Sascha Lobo, Blogger und Co-Autor des Buches „Wir nennen es Arbeit", kritisierte das „Herumhacken auf dem Versuch einer Kulturflatrate, ohne zu wissen, wie es tatsächlich funktioniert" und schlug eine Bresche fürs große Unbekannte: „Gar nicht zu experimentieren ist gefährlicher als das Experiment zu wagen!" Und dies trotz aller Skepsis, auch gegenüber der Mechanik des kulturellen Umverteilungssystems: „Von den GEMA-Gebühren bekommt auch Michael Jackson den größeren Anteil, die kleine Kölner Band im Keller erhält kaum etwas", so Lobo.

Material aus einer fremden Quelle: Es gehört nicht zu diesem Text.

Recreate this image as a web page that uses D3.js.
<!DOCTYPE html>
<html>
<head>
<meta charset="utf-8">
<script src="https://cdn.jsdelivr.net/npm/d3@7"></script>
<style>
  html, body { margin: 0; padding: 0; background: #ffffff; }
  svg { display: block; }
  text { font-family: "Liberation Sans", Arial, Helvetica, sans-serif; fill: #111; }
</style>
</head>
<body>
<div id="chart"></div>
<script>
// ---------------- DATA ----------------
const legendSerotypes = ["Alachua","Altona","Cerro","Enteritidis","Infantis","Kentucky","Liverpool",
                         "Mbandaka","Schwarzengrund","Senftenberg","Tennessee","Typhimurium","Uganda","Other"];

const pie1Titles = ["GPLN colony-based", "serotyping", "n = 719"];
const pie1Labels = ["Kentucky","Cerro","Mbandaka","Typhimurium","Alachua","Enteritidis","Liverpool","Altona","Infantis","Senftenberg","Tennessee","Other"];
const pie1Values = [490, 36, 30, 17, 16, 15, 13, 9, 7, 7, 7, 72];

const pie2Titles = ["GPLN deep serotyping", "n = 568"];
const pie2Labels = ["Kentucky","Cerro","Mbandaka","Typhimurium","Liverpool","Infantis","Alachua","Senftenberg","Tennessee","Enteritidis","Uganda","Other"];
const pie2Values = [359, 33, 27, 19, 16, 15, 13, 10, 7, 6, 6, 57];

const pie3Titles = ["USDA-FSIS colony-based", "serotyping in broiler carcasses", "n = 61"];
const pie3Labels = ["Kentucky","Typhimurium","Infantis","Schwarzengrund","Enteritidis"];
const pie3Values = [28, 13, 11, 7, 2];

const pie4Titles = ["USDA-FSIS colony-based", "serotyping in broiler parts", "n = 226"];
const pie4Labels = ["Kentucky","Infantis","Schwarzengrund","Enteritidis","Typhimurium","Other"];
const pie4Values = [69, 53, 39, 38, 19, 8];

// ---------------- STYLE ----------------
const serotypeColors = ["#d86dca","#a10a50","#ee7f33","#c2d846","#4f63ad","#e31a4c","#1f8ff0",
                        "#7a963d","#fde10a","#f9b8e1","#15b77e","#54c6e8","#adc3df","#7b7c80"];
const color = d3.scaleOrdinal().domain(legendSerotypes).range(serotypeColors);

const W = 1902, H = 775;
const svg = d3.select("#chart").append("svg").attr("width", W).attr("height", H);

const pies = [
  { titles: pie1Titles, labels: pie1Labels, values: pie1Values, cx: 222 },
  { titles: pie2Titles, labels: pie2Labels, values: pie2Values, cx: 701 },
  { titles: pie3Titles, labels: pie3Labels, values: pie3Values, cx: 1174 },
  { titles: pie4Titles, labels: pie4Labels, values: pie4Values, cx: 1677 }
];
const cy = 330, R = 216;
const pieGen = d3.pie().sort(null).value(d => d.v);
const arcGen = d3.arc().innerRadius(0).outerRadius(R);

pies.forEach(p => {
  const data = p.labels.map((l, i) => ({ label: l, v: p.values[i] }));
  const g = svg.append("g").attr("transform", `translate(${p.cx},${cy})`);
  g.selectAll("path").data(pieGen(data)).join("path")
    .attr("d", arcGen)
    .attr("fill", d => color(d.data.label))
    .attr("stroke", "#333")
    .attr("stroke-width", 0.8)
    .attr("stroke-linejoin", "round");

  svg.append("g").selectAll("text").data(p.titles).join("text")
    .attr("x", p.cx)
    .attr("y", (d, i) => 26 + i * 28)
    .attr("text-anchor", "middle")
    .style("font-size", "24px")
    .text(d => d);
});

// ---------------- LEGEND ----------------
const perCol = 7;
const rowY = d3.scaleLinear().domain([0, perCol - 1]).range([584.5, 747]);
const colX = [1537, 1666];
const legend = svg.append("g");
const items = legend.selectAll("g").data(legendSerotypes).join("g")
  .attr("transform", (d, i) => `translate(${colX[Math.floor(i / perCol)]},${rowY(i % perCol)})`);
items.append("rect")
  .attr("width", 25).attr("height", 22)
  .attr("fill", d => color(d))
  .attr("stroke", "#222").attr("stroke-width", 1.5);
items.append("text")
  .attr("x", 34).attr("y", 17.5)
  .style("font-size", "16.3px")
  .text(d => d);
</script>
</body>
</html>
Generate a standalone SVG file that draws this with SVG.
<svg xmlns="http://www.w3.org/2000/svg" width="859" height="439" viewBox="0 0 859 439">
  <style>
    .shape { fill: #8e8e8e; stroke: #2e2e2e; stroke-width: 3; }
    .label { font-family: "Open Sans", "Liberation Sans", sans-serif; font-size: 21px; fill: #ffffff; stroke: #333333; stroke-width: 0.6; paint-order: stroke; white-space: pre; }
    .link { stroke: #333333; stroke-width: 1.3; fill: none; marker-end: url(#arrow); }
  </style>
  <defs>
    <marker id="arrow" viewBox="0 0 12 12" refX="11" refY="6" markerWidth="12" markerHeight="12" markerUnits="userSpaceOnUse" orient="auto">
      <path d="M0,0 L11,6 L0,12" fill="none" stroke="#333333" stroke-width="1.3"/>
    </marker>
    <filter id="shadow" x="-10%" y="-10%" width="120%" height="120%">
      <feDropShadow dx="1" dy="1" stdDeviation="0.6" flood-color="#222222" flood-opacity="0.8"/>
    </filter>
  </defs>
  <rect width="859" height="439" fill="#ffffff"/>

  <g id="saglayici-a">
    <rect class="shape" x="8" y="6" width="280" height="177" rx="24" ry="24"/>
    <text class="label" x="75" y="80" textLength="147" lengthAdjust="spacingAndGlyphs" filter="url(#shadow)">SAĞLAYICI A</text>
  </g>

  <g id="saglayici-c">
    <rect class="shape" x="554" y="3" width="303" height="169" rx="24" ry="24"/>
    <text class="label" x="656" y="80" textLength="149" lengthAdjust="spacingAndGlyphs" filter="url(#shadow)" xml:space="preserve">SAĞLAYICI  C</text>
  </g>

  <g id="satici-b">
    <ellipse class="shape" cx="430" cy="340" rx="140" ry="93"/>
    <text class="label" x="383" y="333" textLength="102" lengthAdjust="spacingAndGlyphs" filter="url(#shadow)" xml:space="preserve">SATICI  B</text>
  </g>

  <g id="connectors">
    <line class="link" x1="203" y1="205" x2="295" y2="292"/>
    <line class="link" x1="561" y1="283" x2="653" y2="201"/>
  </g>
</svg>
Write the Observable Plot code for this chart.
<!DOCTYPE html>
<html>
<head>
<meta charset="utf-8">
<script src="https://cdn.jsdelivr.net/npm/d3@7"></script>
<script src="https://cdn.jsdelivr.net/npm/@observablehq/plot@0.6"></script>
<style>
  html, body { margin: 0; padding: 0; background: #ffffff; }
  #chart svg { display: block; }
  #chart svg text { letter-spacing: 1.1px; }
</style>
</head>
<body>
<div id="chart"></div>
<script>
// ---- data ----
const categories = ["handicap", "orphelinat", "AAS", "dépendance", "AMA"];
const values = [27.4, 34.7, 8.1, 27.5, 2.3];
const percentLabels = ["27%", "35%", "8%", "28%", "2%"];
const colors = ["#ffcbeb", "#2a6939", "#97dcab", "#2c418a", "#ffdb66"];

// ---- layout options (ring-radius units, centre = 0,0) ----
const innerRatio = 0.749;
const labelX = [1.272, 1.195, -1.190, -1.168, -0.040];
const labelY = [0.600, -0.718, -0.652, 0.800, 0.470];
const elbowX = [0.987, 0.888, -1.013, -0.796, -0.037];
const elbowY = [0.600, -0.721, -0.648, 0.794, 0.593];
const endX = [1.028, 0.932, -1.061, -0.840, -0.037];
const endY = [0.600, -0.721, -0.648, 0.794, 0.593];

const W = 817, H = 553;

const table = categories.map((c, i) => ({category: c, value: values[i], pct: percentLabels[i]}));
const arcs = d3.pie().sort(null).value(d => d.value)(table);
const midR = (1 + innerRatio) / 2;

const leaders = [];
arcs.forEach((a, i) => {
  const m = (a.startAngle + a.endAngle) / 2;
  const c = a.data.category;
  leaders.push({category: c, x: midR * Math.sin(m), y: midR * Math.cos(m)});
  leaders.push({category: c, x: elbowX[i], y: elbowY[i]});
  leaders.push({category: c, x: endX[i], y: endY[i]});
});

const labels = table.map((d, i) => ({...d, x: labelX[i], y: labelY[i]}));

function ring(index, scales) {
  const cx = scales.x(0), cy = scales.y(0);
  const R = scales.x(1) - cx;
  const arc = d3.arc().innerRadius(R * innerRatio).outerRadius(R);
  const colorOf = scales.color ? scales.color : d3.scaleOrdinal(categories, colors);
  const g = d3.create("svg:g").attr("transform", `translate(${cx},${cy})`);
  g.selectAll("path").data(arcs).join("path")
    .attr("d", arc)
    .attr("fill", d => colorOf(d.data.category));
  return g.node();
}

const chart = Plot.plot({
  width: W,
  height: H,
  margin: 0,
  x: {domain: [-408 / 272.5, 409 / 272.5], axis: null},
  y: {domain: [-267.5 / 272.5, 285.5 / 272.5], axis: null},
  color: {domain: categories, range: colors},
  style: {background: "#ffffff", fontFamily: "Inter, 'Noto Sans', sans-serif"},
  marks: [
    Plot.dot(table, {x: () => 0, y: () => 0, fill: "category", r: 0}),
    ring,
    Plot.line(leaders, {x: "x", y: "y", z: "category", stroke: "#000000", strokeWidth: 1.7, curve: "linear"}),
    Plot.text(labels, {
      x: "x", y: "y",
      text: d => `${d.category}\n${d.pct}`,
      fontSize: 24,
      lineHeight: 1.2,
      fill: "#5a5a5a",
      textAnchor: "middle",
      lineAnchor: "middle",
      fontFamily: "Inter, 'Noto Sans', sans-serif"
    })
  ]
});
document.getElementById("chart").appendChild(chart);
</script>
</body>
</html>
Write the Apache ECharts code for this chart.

Wie Kreative ihr Recht im Internet wirksam durchsetzen können – darüber werden wohl noch viele Diskussionen geführt und Ideen geboren werden müssen. Die eine oder andere Zielvorgabe lässt sich bislang eben erst als Wunsch formulieren. Immerhin. Was wünscht sich der Kreative Brussig: „Ich will ein Netz ohne Mautstation, wo man qualitativ hohe Inhalte bekommt. Kulturflatrate also quasi als Autobahnvignette."

Die Debatte, moderiert von Susanne Führer, wird am 6. September um 0.05 Uhr im Deutschlandradio Kultur übertragen.